The 68020 again used this reserved space to add new instruction
and also used the reserved space to add more address modes.
And this continued with every CPU generation.
Reserved space was there to add new features.
So all this was cleanly defined and cleanly used.

 
This demo is violating this Motorola rule.
The demo illegally uses a reserved instruction space - which Motorola did reserve to be able to add more instruction more feature in future.
 
If you would ask Motorola then its clear what they would say:
The "correct" and clean solution here would be to keep this reserved space open and to fix the demo.


Philippe Flype
(Apollo Team Member)
Posts 295
21 Jul 2020 09:48


Well yes but what really matter, for compatibility purpose, is that any 68k implementation have to behave same way than the legacy one, including the on-the-edge behaviours. Here, it means the implementation must have to ignore the unused bit(s) in the EA decoder so that a An still is decoded as a Dn opcode. In other words, the EA decoder spec is contextual to the instruction.
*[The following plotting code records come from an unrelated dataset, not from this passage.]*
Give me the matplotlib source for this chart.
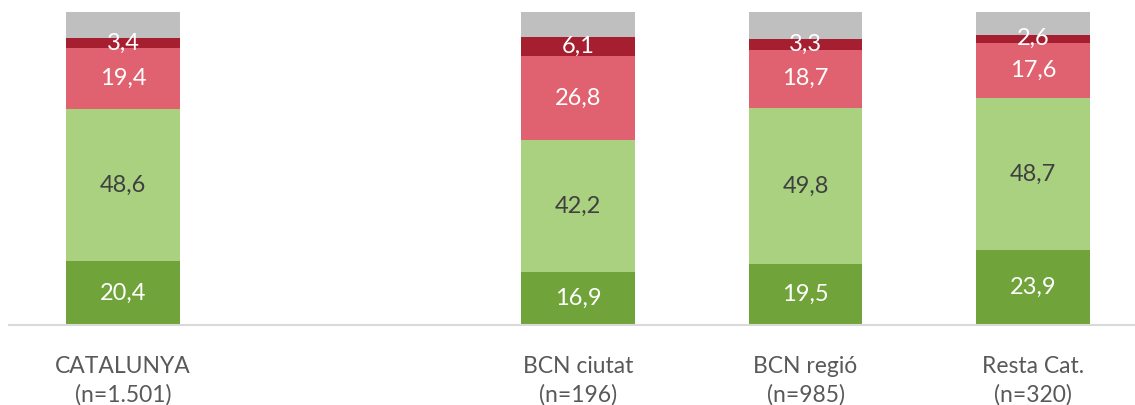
import matplotlib.pyplot as plt

# categories (an empty slot sits between CATALUNYA and the BCN groups)
categories = ["CATALUNYA\n(n=1.501)", "", "BCN ciutat\n(n=196)",
              "BCN regió\n(n=985)", "Resta Cat.\n(n=320)"]
has_bar = [True, False, True, True, True]

# percentages per segment, bottom to top
molt_bo = [20.4, 0, 16.9, 19.5, 23.9]
bo = [48.6, 0, 42.2, 49.8, 48.7]
dolent = [19.4, 0, 26.8, 18.7, 17.6]
molt_dolent = [3.4, 0, 6.1, 3.3, 2.6]
nsnc = [8.2, 0, 8.0, 8.7, 7.2]

series = [molt_bo, bo, dolent, molt_dolent, nsnc]
colors = ["#70a33a", "#a9d180", "#e0616f", "#a51f31", "#bfbfbf"]
text_colors = ["white", "#404040", "white", "white", None]


def main():
    fig = plt.figure(figsize=(11.35, 4.05), dpi=100)

    # axes spans 5 slots; right part runs past the figure edge
    left = 9.25 / 1135
    width = 1137.5 / 1135
    ax = fig.add_axes([left, 80 / 405, width, 313 / 405])
    ax.patch.set_alpha(0)

    x = list(range(len(categories)))
    bottom = [0] * len(categories)
    for vals, col, tcol in zip(series, colors, text_colors):
        ax.bar(x, vals, bottom=bottom, width=0.5, color=col, zorder=2)
        for i in x:
            if has_bar[i] and tcol is not None:
                ax.text(i, bottom[i] + vals[i] / 2, f"{vals[i]:.1f}".replace(".", ","),
                        ha="center", va="center", color=tcol, fontsize=17,
                        family="Lato", zorder=3)
        bottom = [b + v for b, v in zip(bottom, vals)]

    ax.set_xlim(-0.5, 4.5)
    ax.set_ylim(0, 100)
    for s in ["top", "right", "left"]:
        ax.spines[s].set_visible(False)
    ax.spines["bottom"].set_color("#d9d9d9")
    ax.spines["bottom"].set_linewidth(1.5)
    ax.set_yticks([])
    ax.set_xticks(x)
    ax.set_xticklabels(categories, fontsize=16.5, color="#595959", family="Lato",
                       linespacing=1.45)
    ax.tick_params(axis="x", length=0, pad=22)

    fig.savefig("out.png", dpi=100)


if __name__ == "__main__":
    main()
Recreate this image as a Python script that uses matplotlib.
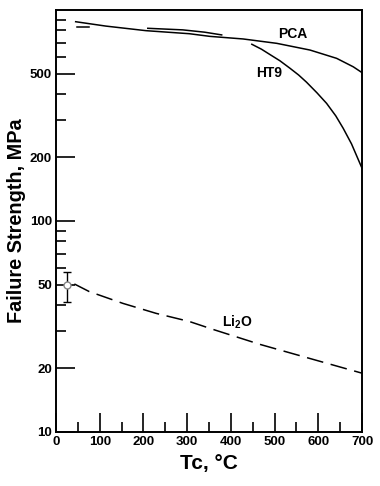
import numpy as np
import matplotlib.pyplot as plt
from matplotlib.ticker import FixedLocator, NullFormatter

plt.rcParams['font.family'] = ['Liberation Sans', 'DejaVu Sans']

# PCA curve
pca_t = [45, 114, 206, 305, 352, 428, 505, 581, 642, 680, 700]
pca_s = [880, 839, 798, 772, 750, 729, 695, 646, 590, 538, 505]

# HT9 curve
ht9_t = [448, 470, 490, 512, 535, 555, 573, 597, 619, 640, 657, 676, 695, 700]
ht9_s = [688, 652, 614, 575, 530, 492, 455, 405, 361, 315, 275, 232, 188, 178]

# short data segments near top
seg1_t = [47, 76]
seg1_s = [834, 834]
seg2_t = [210, 290, 340, 379]
seg2_s = [819, 805, 785, 762]

# Li2O dashed curve
li_t = [42, 76, 153, 229, 305, 360, 467, 581, 700]
li_s = [50.3, 46.3, 40.7, 36.5, 33.4, 30.6, 26.0, 22.3, 19.0]

# Li2O data point with error bar
pt_t = [25]
pt_s = [50]
pt_lo = [41.3]
pt_hi = [57.5]

fig = plt.figure(figsize=(3.8, 4.86), dpi=100)
ax = fig.add_axes([56/380, 1-432/486, 306/380, 422/486])

ax.plot(pca_t, pca_s, color='black', lw=1.1)
ax.plot(ht9_t, ht9_s, color='black', lw=1.1)
ax.plot(seg1_t, seg1_s, color='black', lw=1.1)
ax.plot(seg2_t, seg2_s, color='black', lw=1.1)
ax.plot(li_t, li_s, color='black', lw=1.1, dashes=(11, 5))

yerr = [[pt_s[0] - pt_lo[0]], [pt_hi[0] - pt_s[0]]]
ax.errorbar(pt_t, pt_s, yerr=yerr, fmt='o', mfc='white', mec='#888888',
            ms=5, ecolor='black', elinewidth=1, capsize=3, capthick=1)

ax.set_yscale('log')
ax.set_xlim(0, 700)
ax.set_ylim(10, 1000)

ax.xaxis.set_major_locator(FixedLocator([0, 100, 200, 300, 400, 500, 600, 700]))
ax.xaxis.set_minor_locator(FixedLocator([50, 150, 250, 350, 450, 550, 650]))
ax.yaxis.set_major_locator(FixedLocator([10, 20, 50, 100, 200, 500]))
ax.yaxis.set_minor_locator(FixedLocator([30, 40, 60, 70, 80, 90, 300, 400, 600, 700, 800, 900]))
ax.yaxis.set_minor_formatter(NullFormatter())
ax.set_yticklabels(['10', '20', '50', '100', '200', '500'])

ax.tick_params(which='major', direction='in', length=14, width=1.2,
               labelsize=9.5, pad=3)
ax.tick_params(which='minor', direction='in', length=7, width=1.2)
ax.tick_params(axis='y', which='both', right=False)
ax.tick_params(axis='x', which='both', top=False)
for lab in ax.get_xticklabels() + ax.get_yticklabels():
    lab.set_fontweight('bold')
for sp in ax.spines.values():
    sp.set_linewidth(1.4)

ax.text(542, 769, 'PCA', fontsize=10, fontweight='bold', ha='center', va='center')
ax.text(487, 502, 'HT9', fontsize=10, fontweight='bold', ha='center', va='center')
ax.text(414, 33.2, 'Li$_\\mathregular{2}$O', fontsize=10, fontweight='bold', ha='center', va='center')

ax.set_xlabel('Tc, °C', fontsize=15, fontweight='bold', labelpad=4)
ax.set_ylabel('Failure Strength, MPa', fontsize=14.3, fontweight='bold', labelpad=3)

fig.savefig('out.png', dpi=100)
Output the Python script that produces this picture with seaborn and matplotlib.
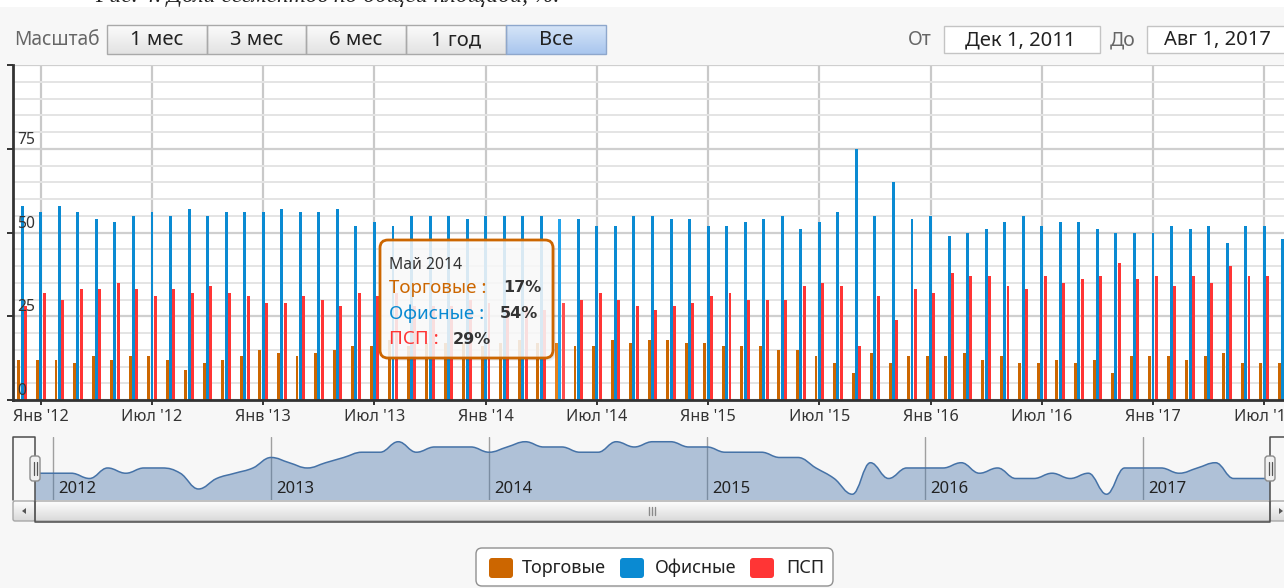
import numpy as np
import pandas as pd
import matplotlib
matplotlib.use("Agg")
import matplotlib.pyplot as plt
import matplotlib.transforms as mtransforms
from matplotlib.patches import Rectangle, FancyBboxPatch, PathPatch, Polygon
from matplotlib.path import Path
from matplotlib.colors import to_rgb
import seaborn as sns

# ---------------- data ----------------
months = pd.date_range("2011-12-01", "2017-08-01", freq="MS")  # Dec 2011 .. Aug 2017
segments = ["Торговые", "Офисные", "ПСП"]
trade = [12, 12, 12, 11, 13, 12, 13, 13, 12, 9, 11, 12, 13,
         15, 14, 13, 14, 15, 16, 16, 18, 16, 17, 17, 17,
         16, 17, 18, 17, 17, 16, 16, 18, 17, 18, 18, 17,
         17, 16, 16, 16, 15, 15, 13, 11, 8, 14, 11, 13,
         13, 13, 14, 12, 13, 11, 11, 12, 11, 12, 8, 13,
         13, 13, 12, 13, 14, 11, 11, 11]
office = [58, 56, 58, 56, 54, 53, 55, 56, 55, 57, 55, 56, 56,
          56, 57, 56, 56, 57, 52, 53, 52, 55, 55, 55, 54,
          55, 55, 55, 55, 54, 54, 52, 52, 55, 55, 54, 54,
          52, 52, 53, 54, 55, 51, 53, 56, 75, 55, 65, 54,
          55, 49, 50, 51, 53, 55, 52, 53, 53, 51, 50, 50,
          50, 52, 51, 52, 47, 52, 52, 48]
psp = [28, 32, 30, 33, 33, 35, 33, 31, 33, 32, 34, 32, 31,
       29, 29, 31, 30, 28, 32, 31, 32, 28, 28, 28, 30,
       29, 28, 28, 27, 29, 30, 32, 30, 28, 27, 28, 29,
       31, 32, 30, 30, 30, 34, 35, 34, 16, 31, 24, 33,
       32, 38, 37, 37, 34, 33, 37, 35, 36, 37, 41, 36,
       37, 34, 37, 35, 40, 37, 37, 41]
month_abbr = {1: "Янв", 7: "Июл"}
ytick_vals = [0, 25, 50, 75]
hover_month = "2014-05"
tooltip_title = "Май 2014"
range_buttons = ["1 мес", "3 мес", "6 мес", "1 год", "Все"]
date_from, date_to = "Дек 1, 2011", "Авг 1, 2017"
caption = "Рис. 4. Доли сегментов по общей площади, %."

colors = {"Торговые": "#cc6600", "Офисные": "#0a8ad2", "ПСП": "#ff3535"}

month_keys = months.strftime("%Y-%m").tolist()
df = pd.DataFrame({
    "month": month_keys * 3,
    "segment": np.repeat(segments, len(month_keys)),
    "value": trade + office + psp,
})

# ---------------- figure ----------------
W, H = 1284, 588
sns.set_theme(style="white")
plt.rcParams["font.family"] = ["Noto Sans", "DejaVu Sans"]
fig = plt.figure(figsize=(W / 100, H / 100), dpi=100, facecolor="#f7f7f7")

def fr(x0, y0, x1, y1):
    return [x0 / W, 1 - y1 / H, (x1 - x0) / W, (y1 - y0) / H]

# main plot area: x 13..1292 (extends past image), y 65..400
ax = fig.add_axes(fr(13, 65, 1292, 400), zorder=1)
ax.set_facecolor("white")
sns.barplot(data=df, x="month", y="value", hue="segment", hue_order=segments,
            order=month_keys, palette=colors, width=0.54, gap=0.12,
            saturation=1, errorbar=None, linewidth=0, legend=False, ax=ax)

# hover highlight of the May 2014 column
hi = month_keys.index(hover_month)
for p in ax.patches:
    c = p.get_x() + p.get_width() / 2
    if abs(c - hi) < 0.45:
        r, g, b = to_rgb(p.get_facecolor())
        p.set_facecolor((min(r + 0.1, 1), min(g + 0.1, 1), min(b + 0.1, 1)))

ax.set_xlim(-0.5, len(month_keys) - 0.5)
ax.set_ylim(0, 100)
tick_idx = [i for i, m in enumerate(months) if m.month in (1, 7)]
tick_lab = [f"{month_abbr[months[i].month]} '{months[i].strftime('%y')}" for i in tick_idx]
ax.set_xticks(tick_idx)
ax.set_xticklabels(tick_lab, fontsize=11.7, color="#333333")
ax.set_yticks([0, 25, 50, 75, 100])
ax.set_yticks(list(range(0, 101, 5)), minor=True)
ax.set_yticklabels([])
ax.set_xlabel("")
ax.set_ylabel("")
ax.yaxis.grid(True, which="minor", color="#e4e4e4", lw=1.4)
ax.yaxis.grid(True, which="major", color="#cfcfcf", lw=1.6)
ax.xaxis.grid(True, which="major", color="#c9c9c9", lw=1.6)
ax.set_axisbelow(True)
ax.tick_params(axis="y", which="major", direction="out", length=4.5, width=1.4,
               color="#333333", left=True)
ax.tick_params(axis="y", which="minor", length=0)
ax.tick_params(axis="x", which="major", direction="out", length=3.8, width=1.4,
               color="#333333", bottom=True, pad=3)
for s in ["top", "right"]:
    ax.spines[s].set_visible(False)
for s in ["left", "bottom"]:
    ax.spines[s].set_color("#333333")
    ax.spines[s].set_linewidth(2)
lab_tr = mtransforms.offset_copy(ax.get_yaxis_transform(), fig=fig, x=4, y=9, units="dots")
for v in ytick_vals:
    ax.text(0, v, str(v), transform=lab_tr, ha="left", va="center",
            fontsize=11.3, color="#333333")

# ---------------- navigator ----------------
nav = fig.add_axes(fr(35, 437, 1270, 500), zorder=2)
nav.set_facecolor("none")
nav.set_xlim(0, len(month_keys) - 1)
nav_lo, nav_hi = 6.9, 18.9
nav.set_ylim(nav_lo, nav_hi)
nav.axis("off")

def hc_spline(xs, ys, sm=1.5):
    n = len(xs)
    lc = [None] * n
    rc = [None] * n
    for i in range(1, n - 1):
        lx = (sm * xs[i] + xs[i - 1]) / (sm + 1)
        ly = (sm * ys[i] + ys[i - 1]) / (sm + 1)
        rx = (sm * xs[i] + xs[i + 1]) / (sm + 1)
        ry = (sm * ys[i] + ys[i + 1]) / (sm + 1)
        if rx != lx:
            corr = ((ry - ly) * (rx - xs[i])) / (rx - lx) + ys[i] - ry
            ly += corr
            ry += corr
        if ly > max(ys[i - 1], ys[i]):
            ly = max(ys[i - 1], ys[i]); ry = 2 * ys[i] - ly
        elif ly < min(ys[i - 1], ys[i]):
            ly = min(ys[i - 1], ys[i]); ry = 2 * ys[i] - ly
        if ry > max(ys[i + 1], ys[i]):
            ry = max(ys[i + 1], ys[i]); ly = 2 * ys[i] - ry
        elif ry < min(ys[i + 1], ys[i]):
            ry = min(ys[i + 1], ys[i]); ly = 2 * ys[i] - ry
        lc[i] = (lx, ly)
        rc[i] = (rx, ry)
    rc[0] = (xs[0], ys[0])
    lc[n - 1] = (xs[-1], ys[-1])
    verts = [(xs[0], ys[0])]
    codes = [Path.MOVETO]
    for i in range(1, n):
        verts += [rc[i - 1], lc[i], (xs[i], ys[i])]
        codes += [Path.CURVE4] * 3
    return verts, codes

xs = list(range(len(trade)))
v, c = hc_spline(xs, trade)
fill_v = v + [(xs[-1], nav_lo), (xs[0], nav_lo), (xs[0], trade[0])]
fill_c = c + [Path.LINETO, Path.LINETO, Path.CLOSEPOLY]
nav.add_patch(PathPatch(Path(fill_v, fill_c), facecolor="#4572a7", alpha=0.4, lw=0))
nav.add_patch(PathPatch(Path(v, c), facecolor="none", edgecolor="#4572a7", lw=1.1))
for i, m in enumerate(months):
    if m.month == 1:
        nav.axvline(i, color="#a0a0a0", lw=1, zorder=0)
        nav.text(i, nav_lo, str(m.year), transform=mtransforms.offset_copy(
            nav.transData, fig=fig, x=5, y=11, units="dots"),
            ha="left", va="center", fontsize=12, color="#222222")

# ---------------- overlay (chrome) ----------------
ov = fig.add_axes([0, 0, 1, 1], zorder=10)
ov.set_xlim(0, W)
ov.set_ylim(H, 0)
ov.axis("off")
ov.patch.set_alpha(0)

def grad_rect(x0, y0, x1, y1, ctop, cbot, edge, r=0.0, lw=1.0):
    t = np.array(to_rgb(ctop)); b = np.array(to_rgb(cbot))
    g = np.linspace(0, 1, 32)[:, None, None]
    img = t * (1 - g) + b * g
    img = np.repeat(img, 2, axis=1)
    im = ov.imshow(img, extent=[x0, x1, y1, y0], aspect="auto", zorder=3,
                   interpolation="bilinear")
    bs = f"round,pad=0,rounding_size={r}" if r > 0 else "square,pad=0"
    pb = FancyBboxPatch((x0, y0), x1 - x0, y1 - y0, boxstyle=bs,
                        facecolor="none", edgecolor=edge, lw=lw, zorder=4)
    ov.add_patch(pb)
    im.set_clip_path(pb)

# caption strip (cut off at top)
ov.add_patch(Rectangle((0, 0), W, 7, facecolor="white", lw=0, zorder=1))
ov.text(95, 2, caption, fontfamily="Liberation Serif", style="italic",
        fontsize=17, color="#222222", ha="left", va="baseline", zorder=2)

# range selector
ov.text(14, 40, "Масштаб", fontsize=13.8, color="#666666", ha="left", va="center", zorder=5)
bx = [107, 207, 306, 406, 506, 606]
for k, lab in enumerate(range_buttons):
    sel = k == len(range_buttons) - 1
    grad_rect(bx[k], 25, bx[k + 1], 54,
              "#d6e5f8" if sel else "#fbfbfb", "#a9c6ee" if sel else "#e3e3e3",
              "#8ea7cc" if sel else "#a9a9a9")
    ov.text((bx[k] + bx[k + 1]) / 2, 40, lab, fontsize=14.5, color="#222222",
            ha="center", va="center", zorder=5)
ov.text(908, 40, "От", fontsize=14, color="#666666", ha="left", va="center", zorder=5)
ov.add_patch(Rectangle((944, 26), 156, 27, facecolor="white", edgecolor="#c4c4c4", lw=1, zorder=4))
ov.text(1020, 40, date_from, fontsize=14.5, color="#222222", ha="center", va="center", zorder=5)
ov.text(1110, 40, "До", fontsize=14, color="#666666", ha="left", va="center", zorder=5)
ov.add_patch(Rectangle((1147, 26), 150, 27, facecolor="white", edgecolor="#c4c4c4", lw=1, zorder=4))
ov.text(1217, 40, date_to, fontsize=14.5, color="#222222", ha="center", va="center", zorder=5)

# scrollbar
grad_rect(13, 501, 35, 521, "#fdfdfd", "#d9d9d9", "#a8a8a8", r=2)
grad_rect(35, 501, 1270, 521, "#fdfdfd", "#dadada", "#a8a8a8", r=2)
grad_rect(1270, 501, 1292, 521, "#fdfdfd", "#d9d9d9", "#a8a8a8", r=2)
ov.add_patch(Polygon([(22, 511), (26, 508), (26, 514)], closed=True, facecolor="#555555", lw=0, zorder=5))
ov.add_patch(Polygon([(1283, 511), (1279, 508), (1279, 514)], closed=True, facecolor="#555555", lw=0, zorder=5))
for gx in (649, 652, 655):
    ov.plot([gx, gx], [507, 515], color="#8a8a8a", lw=1, zorder=5)

# navigator outline + handles
ov.plot([13, 13, 35, 35, 1270, 1270, 1292], [500, 437, 437, 522, 522, 437, 437],
        color="#4d4d4d", lw=1.1, zorder=6)
for hx in (35, 1270):
    ov.add_patch(FancyBboxPatch((hx - 5, 456), 10, 25, boxstyle="round,pad=0,rounding_size=3",
                                facecolor="#f0f0f0", edgecolor="#8c8c8c", lw=1, zorder=7))
    for dx in (-1.5, 1.5):
        ov.plot([hx + dx, hx + dx], [462, 475], color="#555555", lw=0.9, zorder=8)

# legend
ov.add_patch(FancyBboxPatch((476, 548), 357, 38, boxstyle="round,pad=0,rounding_size=6",
                            facecolor="#ffffff", edgecolor="#909090", lw=1, zorder=4))
leg_x = [(489, 522), (620, 655), (750, 786)]
for (sx, tx), seg in zip(leg_x, segments):
    ov.add_patch(FancyBboxPatch((sx, 558), 24, 20, boxstyle="round,pad=0,rounding_size=3",
                                facecolor=colors[seg], lw=0, zorder=5))
    ov.text(tx, 568, seg, fontsize=13, color="#222222", ha="left", va="center", zorder=5)

# tooltip
for k in range(3):
    ov.add_patch(FancyBboxPatch((381 + k, 241 + k), 173, 118,
                                boxstyle="round,pad=0,rounding_size=8",
                                facecolor="black", alpha=0.05, lw=0, zorder=5))
ov.add_patch(FancyBboxPatch((380, 240), 173, 118, boxstyle="round,pad=0,rounding_size=8",
                            facecolor="white", alpha=0.85, lw=0, zorder=6))
ov.add_patch(FancyBboxPatch((380, 240), 173, 118, boxstyle="round,pad=0,rounding_size=8",
                            facecolor="none", edgecolor="#cc6600", lw=2, zorder=7))
ov.text(389, 265, tooltip_title, fontsize=11.3, color="#333333", ha="left", va="center", zorder=8)
tt_rows = [("Торговые", trade[hi], 288, 503), ("Офисные", office[hi], 314, 500), ("ПСП", psp[hi], 339, 453)]
for seg, val, ty, vx in tt_rows:
    ov.text(389, ty, f"{seg} :", fontsize=13.5, color=colors[seg], ha="left", va="center", zorder=8)
    ov.text(vx, ty, f"{val}%", fontsize=11.5, color="#333333", fontweight="bold",
            family=["DejaVu Sans"], ha="left", va="center", zorder=8)

fig.savefig("out.png", dpi=100, facecolor=fig.get_facecolor())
However, a next gen 68k may want to extend that EA decoding to support new modes. If doing that, here it would break programs who does undocumented stuff. Dilemna. But oh well, thing is it was fun to precisely locate that bug.


Gunnar von Boehn
(Apollo Team Member)
Posts 4855
21 Jul 2020 09:56


Philippe Flype wrote:

  Well yes but what really matter, for compatibility purpose, is that any 68k implementation have to behave same way than the legacy one, including the on-the-edge behaviours. Here, it means the implementation must have to ignore the unused bit(s) in the EA decoder so that a An still is decoded as a Dn opcode.
 

 
But then Motorola would have NEVER been able to develop the 68020.
 
As you know the 68000 did had some reserved bits in the EA mode.
And the rule was that every program had to write them as "0" - this was clearly the rule Motorola gave.
And please mind that the 68000 did NOT check this rule.
This meant you could in theory write whatever trash there - the 68000 did simple ignore all the bits.
 
As you know the 68020 started to use some of these extra bits.
This means programs writing trash in the reserved bits would run on the 68000 -- it would not bother.
But the programs do ALL break and crash on 68020 and later CPUs.
 
Now what we describe is exactly what happened here in this demo.
The demo illegally ignored and violates the Motorola coding rule.
This demo is bad.
It will crash as soon any CPU uses this reserved bit.
 
The only correct solution is fixing the demo.

-

Mind that there is "no edge" case here.
The Motorola coding rule is very clear - this bit needs be "0".
If you not set this bit to "0" anything might happen.
You program might run, might crash or might execute a different instruction. This bit is reserved for expansion - do never write anything then "0" now. Future CPUs might use it.

This coding rule was crystal clear.
No CPU bug here at all.


Philippe Flype
(Apollo Team Member)
Posts 295
21 Jul 2020 10:06


To me it looks like a broken assembler. Whatever, It's easy to hexaedit the demo (if data were not compressed / unpacked realtime) or to fix through whdload/slave patch.


Otto PS

Posts 22
21 Jul 2020 19:54


Clearly I made a mistake, I was not setting the correct bit (15) for BFINS, so the opcodes were always correct :(. I will do the corrected tests again but we already know the result.
 
  But i have two conceptual questions:
 
  1) If the tg68k (as an example) is determined "as 68020 compatible" and does not work in practice as a 68020 with respect to the BFINS instruction. Is it fully compatible or not?
 
 
  2) Sometimes the CPUs have bugs and those bugs are kept in future revisions or evolutions of the same CPU (68020, 68030, 68040 as an example) when a new CPU appears that does not maintain the behavior of certain instructions (example BFINS). Is that CPU fully backward compatible? Is that CPU partially backward compatible? Is that CPU backward incompatible?

EDIT: Anyway I think it is good to identify these behaviors to be able to make binary patches and whdload slaves that are fully compatible with AC 68080.
 


Philippe Flype
(Apollo Team Member)
Posts 295
21 Jul 2020 21:37


The 080 already integrates that specific behaviour. The gouraud fx works on vamp since a year. That Bit15 (Dn/An selector) is ignored like on the real 020/030.